Using the material below, repeat exactly the lines from the one with "Recreate this image" through the one with "from matplotlib.ticker import FuncFormatter", ends included, without any images.

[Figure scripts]
-- begin --

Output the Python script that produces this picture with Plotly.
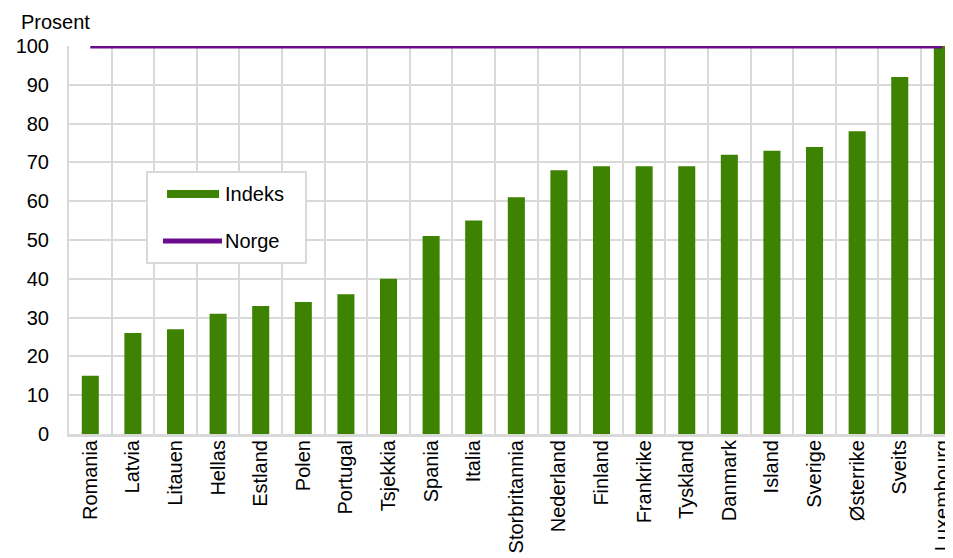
import plotly.graph_objects as go

countries = ["Romania", "Latvia", "Litauen", "Hellas", "Estland", "Polen", "Portugal",
             "Tsjekkia", "Spania", "Italia", "Storbritannia", "Nederland", "Finland",
             "Frankrike", "Tyskland", "Danmark", "Island", "Sverige", "Østerrike",
             "Sveits", "Luxembourg"]
indeks = [15, 26, 27, 31, 33, 34, 36, 40, 51, 55, 61, 68, 69, 69, 69, 72, 73, 74, 78, 92, 100]
norge = [100] * len(countries)
y_ticks = [0, 10, 20, 30, 40, 50, 60, 70, 80, 90, 100]

GREEN = "#3d8200"
PURPLE = "#6a0c8c"
GRID = "#d9d9d9"
FONT = "Liberation Sans, Arial, sans-serif"

fig = go.Figure()
fig.add_trace(go.Bar(x=countries, y=indeks, name="Indeks", marker_color=GREEN,
                     marker_line_width=0, width=0.4, showlegend=False))
fig.add_trace(go.Scatter(x=countries, y=norge, name="Norge", mode="lines",
                         line=dict(color=PURPLE, width=5), cliponaxis=False,
                         showlegend=False))

# custom legend (box, symbols, labels)
lx0, lx1, ly0, ly1 = 0.0882, 0.2681, 0.4407, 0.675
fig.add_shape(type="rect", xref="paper", yref="paper", x0=lx0, x1=lx1, y0=ly0, y1=ly1,
              line=dict(color=GRID, width=2), fillcolor="white", layer="above")
fig.add_shape(type="line", xref="paper", yref="paper", x0=0.1109, x1=0.1697,
              y0=0.6186, y1=0.6186, line=dict(color=GREEN, width=8), layer="above")
fig.add_shape(type="line", xref="paper", yref="paper", x0=0.1063, x1=0.1731,
              y0=0.4974, y1=0.4974, line=dict(color=PURPLE, width=5), layer="above")
fig.add_annotation(text="Indeks", xref="paper", yref="paper", x=0.1745, y=0.6186,
                   xanchor="left", yanchor="middle", showarrow=False,
                   font=dict(size=20, color="black", family=FONT))
fig.add_annotation(text="Norge", xref="paper", yref="paper", x=0.1745, y=0.4974,
                   xanchor="left", yanchor="middle", showarrow=False,
                   font=dict(size=20, color="black", family=FONT))
fig.add_annotation(text="Prosent", xref="paper", yref="paper", x=-0.0565, y=1.062,
                   xanchor="left", yanchor="middle", showarrow=False,
                   font=dict(size=20, color="black", family=FONT))

# page body has an 8px default margin, so the figure is sized to fit the window
fig.update_layout(
    width=945, height=550,
    margin=dict(l=61, r=0, t=38, b=124),
    paper_bgcolor="white", plot_bgcolor="white",
    font=dict(family=FONT, size=20, color="black"),
    bargap=0.6,
    xaxis=dict(type="category", range=[-0.5, 20.25], tickangle=-90, automargin=False,
               tickson="boundaries", showgrid=True, gridcolor=GRID, gridwidth=2,
               showline=True, linecolor=GRID, linewidth=3, ticks="", ticklen=0,
               ticklabelstandoff=-5, tickfont=dict(size=20)),
    yaxis=dict(range=[0, 100], tickvals=y_ticks, showgrid=True, gridcolor=GRID,
               gridwidth=2, showline=True, linecolor=GRID, linewidth=2, automargin=False,
               zeroline=False, ticks="", ticklabelstandoff=14,
               tickfont=dict(size=20)),
)

fig.write_html("out.html")
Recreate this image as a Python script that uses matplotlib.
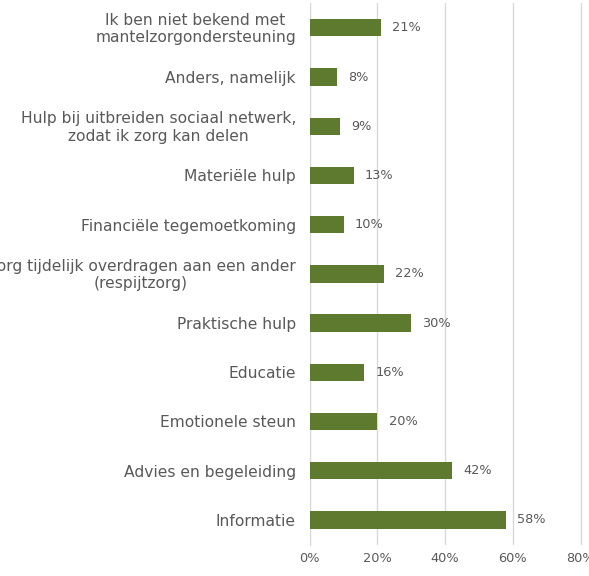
import matplotlib
matplotlib.use("Agg")
import matplotlib.pyplot as plt
from matplotlib.ticker import FuncFormatter

# Categories listed bottom to top
categories = [
    "Informatie",
    "Advies en begeleiding",
    "Emotionele steun",
    "Educatie",
    "Praktische hulp",
    "Zorg tijdelijk overdragen aan een ander\n(respijtzorg)",
    "Financiële tegemoetkoming",
    "Materiële hulp",
    "Hulp bij uitbreiden sociaal netwerk,\nzodat ik zorg kan delen",
    "Anders, namelijk",
    "Ik ben niet bekend met\nmantelzorgondersteuning",
]
values = [58, 42, 20, 16, 30, 22, 10, 13, 9, 8, 21]
xticks = [0, 20, 40, 60, 80]

bar_color = "#5e7a2e"
text_color = "#595959"
grid_color = "#d9d9d9"

fig = plt.figure(figsize=(5.89, 5.76), dpi=100)
ax = fig.add_axes([0.526, 0.0545, 0.474, 0.94])

y = list(range(len(categories)))
ax.barh(y, values, height=0.35, color=bar_color, zorder=3)

for yi, v in zip(y, values):
    ax.annotate(f"{v}%", xy=(v, yi), xytext=(8, 0), textcoords="offset points",
                ha="left", va="center", fontsize=9.3, color=text_color)

# Category labels: right-aligned block, lines centred within it
for yi, cat in zip(y, categories):
    ax.annotate(cat, xy=(0, yi), xycoords=("axes fraction", "data"),
                xytext=(-10, -1), textcoords="offset points",
                ha="right", va="center", multialignment="center",
                fontsize=11.2, color=text_color, annotation_clip=False)

ax.set_xlim(0, 82.5)
ax.set_ylim(-0.5, len(categories) - 0.5)
ax.set_xticks(xticks)
ax.xaxis.set_major_formatter(FuncFormatter(lambda v, p: f"{int(v)}%"))
ax.set_yticks(y)
ax.set_yticklabels([])

ax.tick_params(axis="y", length=0)
ax.tick_params(axis="x", length=0, pad=5, labelsize=9.3, labelcolor=text_color)

ax.grid(axis="x", color=grid_color, linewidth=1, zorder=0)
ax.grid(axis="y", visible=False)
for side in ["top", "right", "bottom"]:
    ax.spines[side].set_visible(False)
ax.spines["left"].set_color(grid_color)

fig.savefig("out.png", dpi=100, facecolor="white")
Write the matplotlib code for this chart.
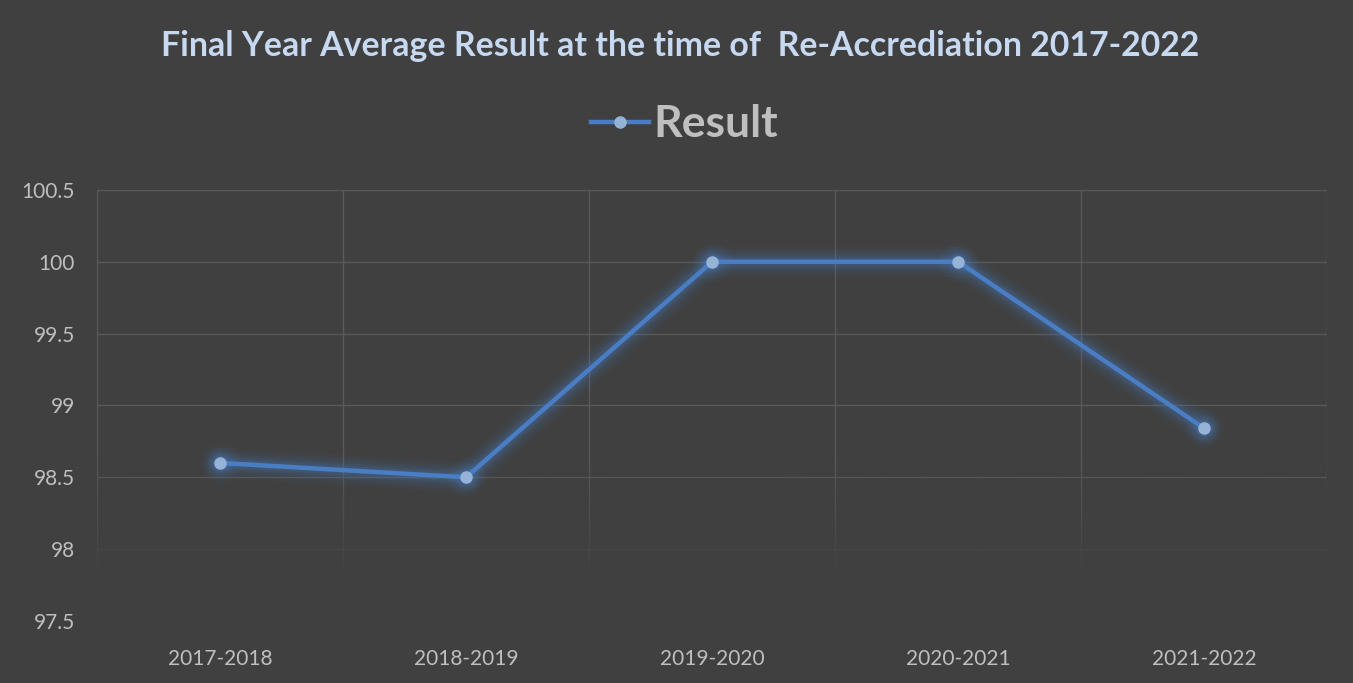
import numpy as np
import matplotlib.pyplot as plt

years = ['2017-2018', '2018-2019', '2019-2020', '2020-2021', '2021-2022']
result = [98.6, 98.5, 100.0, 100.0, 98.84]
yticks = [97.5, 98, 98.5, 99, 99.5, 100, 100.5]

bg = '#404040'
grid_c = '#595959'
text_c = '#BFBFBF'
line_c = '#4A7EC4'
marker_c = '#95B3D7'

plt.rcParams['font.family'] = ['Lato', 'DejaVu Sans']

fig = plt.figure(figsize=(13.53, 6.83), dpi=100, facecolor=bg)
ax = fig.add_axes([0.0717, 0.0908, 0.9093, 0.6312])
ax.set_facecolor(bg)

x = np.arange(len(years))

# glow around the line
for lw, a in [(22, 0.05), (17, 0.06), (13, 0.08), (9.5, 0.11), (6.5, 0.15)]:
    ax.plot(x, result, color=line_c, lw=lw, alpha=a, solid_capstyle='round', zorder=3)
    ax.plot(x, result, 'o', color=line_c, ms=lw + 6, alpha=a, mew=0, zorder=3)

ax.plot(x, result, color=line_c, lw=3.2, marker='o', ms=8, mfc=marker_c, mec=marker_c,
        zorder=5, label='Result')

ax.set_xticks(x)
ax.set_xticklabels(years)
ax.set_xticks(np.arange(-0.5, len(years)), minor=True)
ax.set_yticks(yticks)
ax.set_yticklabels([f'{v:g}' for v in yticks])

ax.grid(True, which='major', axis='y', color=grid_c, lw=1)
ax.grid(True, which='minor', axis='x', color=grid_c, lw=1)
ax.set_axisbelow(True)

# fade the grid towards the bottom
fade = np.zeros((100, 1, 4))
r, g, b = [int(bg[i:i + 2], 16) / 255 for i in (1, 3, 5)]
fade[..., 0], fade[..., 1], fade[..., 2] = r, g, b
fade[..., 3] = np.clip(np.linspace(1.3, -0.3, 100), 0, 1)[:, None]
ax.imshow(fade, extent=(-0.5, len(years) - 0.5, 97.5, 98.9), aspect='auto',
          origin='lower', zorder=2)
ax.set_xlim(-0.5, len(years) - 0.5)
ax.set_ylim(97.5, 100.5)

for s in ax.spines.values():
    s.set_visible(False)
ax.tick_params(which='both', length=0, colors=text_c, labelsize=15)
ax.tick_params(axis='x', pad=20)
ax.tick_params(axis='y', pad=16)

fig.text(0.503, 0.933, 'Final Year Average Result at the time of  Re-Accrediation 2017-2022',
         ha='center', va='center', fontsize=24.4, fontweight='bold', color='#C6D9F1')

leg = fig.legend(loc='center', bbox_to_anchor=(0.506, 0.818), frameon=False,
                 prop={'size': 32, 'weight': 'bold'}, handlelength=1.3, handletextpad=0.1)
for t in leg.get_texts():
    t.set_color(text_c)

fig.savefig('out.png', dpi=100, facecolor=bg)
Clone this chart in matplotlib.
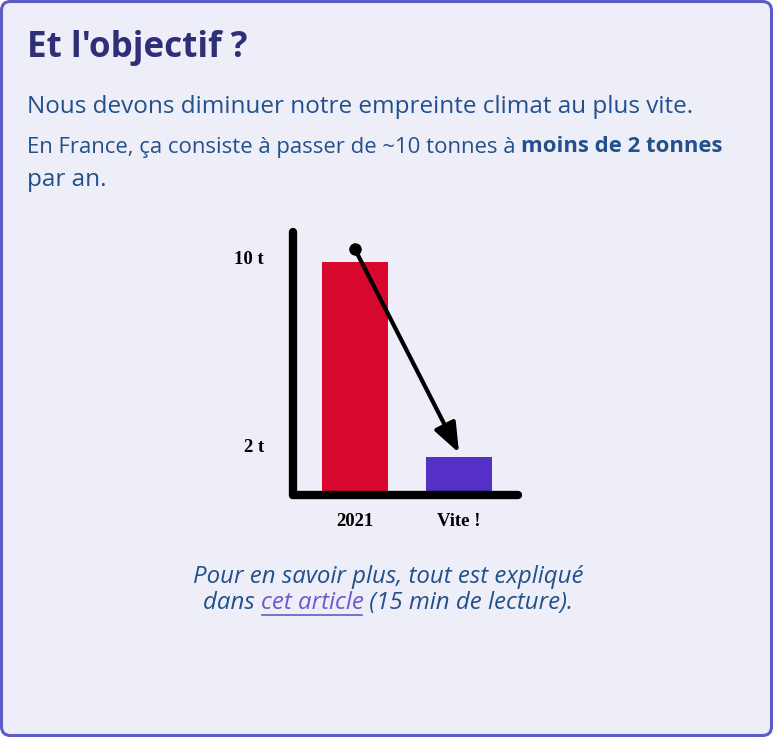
import matplotlib.pyplot as plt
from matplotlib.patches import FancyBboxPatch
from matplotlib.transforms import IdentityTransform

# data
categories = ['2021', 'Vite !']
values = [10, 1.5]
bar_colors = ['#d7072d', '#5530c6']
tick_values = [2, 10.2]
tick_labels = ['2 t', '10 t']
arrow_start = (0, 10.55)
arrow_end = (1, 1.7)

W, H = 773, 737
fig = plt.figure(figsize=(W / 100, H / 100), dpi=100, facecolor='white')
renderer = fig.canvas.get_renderer()

# card background with rounded border
card = FancyBboxPatch((1.5, 1.5), W - 3, H - 3,
                      boxstyle='round,pad=0,rounding_size=9',
                      transform=IdentityTransform(), facecolor='#eeeef8',
                      edgecolor='#5d5cc6', linewidth=2.2, zorder=-10)
fig.patches.append(card)

sans = ['Open Sans', 'DejaVu Sans']
title_col = '#2f2f78'
text_col = '#22508c'


def fx(px):
    return px / W


def fy(py):
    return 1 - py / H


def text_width(s, size, **kw):
    t = fig.text(0, 0, s, fontsize=size, **kw)
    w = t.get_window_extent(renderer).width
    t.remove()
    return w


def fit_size(s, width, **kw):
    # font size giving the text the width seen in the reference
    return 20 * width / text_width(s, 20, **kw)


line2a = 'En France, ça consiste à passer de ~10 tonnes à '
line2b = 'moins de 2 tonnes'

title_fs = fit_size("Et l'objectif ?", 220, family=sans, weight='bold')
body_fs = fit_size('Nous devons diminuer notre empreinte climat au plus vite.', 663, family=sans)
w2 = text_width(line2a, 20, family=sans) + text_width(line2b, 20, family=sans, weight='bold')
l2_fs = 20 * 693 / w2
foot_fs = fit_size('Pour en savoir plus, tout est expliqué', 390, family=sans, style='italic')

fig.text(fx(27), fy(48), "Et l'objectif ?", family=sans, weight='bold',
         fontsize=title_fs, color=title_col, va='center', ha='left')
fig.text(fx(27), fy(107), 'Nous devons diminuer notre empreinte climat au plus vite.',
         family=sans, fontsize=body_fs, color=text_col, va='center', ha='left')

t1 = fig.text(fx(27), fy(147), line2a, family=sans, fontsize=l2_fs,
              color=text_col, va='center', ha='left')
bb = t1.get_window_extent(renderer)
fig.text(bb.x1 / W, fy(147), line2b, family=sans, weight='bold',
         fontsize=l2_fs, color=text_col, va='center', ha='left')
fig.text(fx(27), fy(180), 'par an.', family=sans, fontsize=body_fs, color=text_col,
         va='center', ha='left')

# chart
ax = fig.add_axes([fx(293), fy(495), fx(518) - fx(293), fy(232) - fy(495)])
ax.set_facecolor('none')
ax.bar(range(len(categories)), values, width=0.635, color=bar_colors, zorder=1)
ax.set_xlim(-0.596, 1.567)
ax.set_ylim(-0.13, 11.3)
for s in ['top', 'right']:
    ax.spines[s].set_visible(False)
for s in ['left', 'bottom']:
    ax.spines[s].set_linewidth(6)
    ax.spines[s].set_capstyle('round')
    ax.spines[s].set_zorder(3)
ax.set_xticks(range(len(categories)), categories)
ax.set_yticks(tick_values, tick_labels)
ax.tick_params(length=0, pad=21)
ax.tick_params(axis='x', pad=13)
for lab in ax.get_xticklabels() + ax.get_yticklabels():
    lab.set_fontfamily('Liberation Serif')
    lab.set_fontweight('bold')
    lab.set_fontsize(13.5)

ax.annotate('', xy=arrow_end, xytext=arrow_start,
            arrowprops=dict(arrowstyle='-|>,head_length=0.9,head_width=0.35',
                            mutation_scale=20, color='black', lw=3,
                            shrinkA=0, shrinkB=0), zorder=4)
ax.plot(*arrow_start, 'o', color='black', markersize=8, zorder=5)

# footer
fig.text(fx(388), fy(577), 'Pour en savoir plus, tout est expliqué',
         family=sans, style='italic', fontsize=foot_fs, color=text_col,
         va='center', ha='center')
parts = [('dans ', text_col), ('cet article', '#6a5acd'), (' (15 min de lecture).', text_col)]
widths = [text_width(s, foot_fs, family=sans, style='italic') for s, c in parts]
x = 388 - sum(widths) / 2
for (s, c), w in zip(parts, widths):
    fig.text(fx(x), fy(603), s, family=sans, style='italic', fontsize=foot_fs,
             color=c, va='center', ha='left')
    if s == 'cet article':
        fig.add_artist(plt.Line2D([fx(x + 1), fx(x + w - 1)], [fy(615), fy(615)],
                                  color='#5d5cc6', lw=1.2))
    x += w

fig.savefig('out.png', dpi=100, facecolor='white')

-- end --

[Written reply]
Recreate this image as a Python script that uses matplotlib.
import matplotlib
matplotlib.use("Agg")
import matplotlib.pyplot as plt
from matplotlib.ticker import FuncFormatter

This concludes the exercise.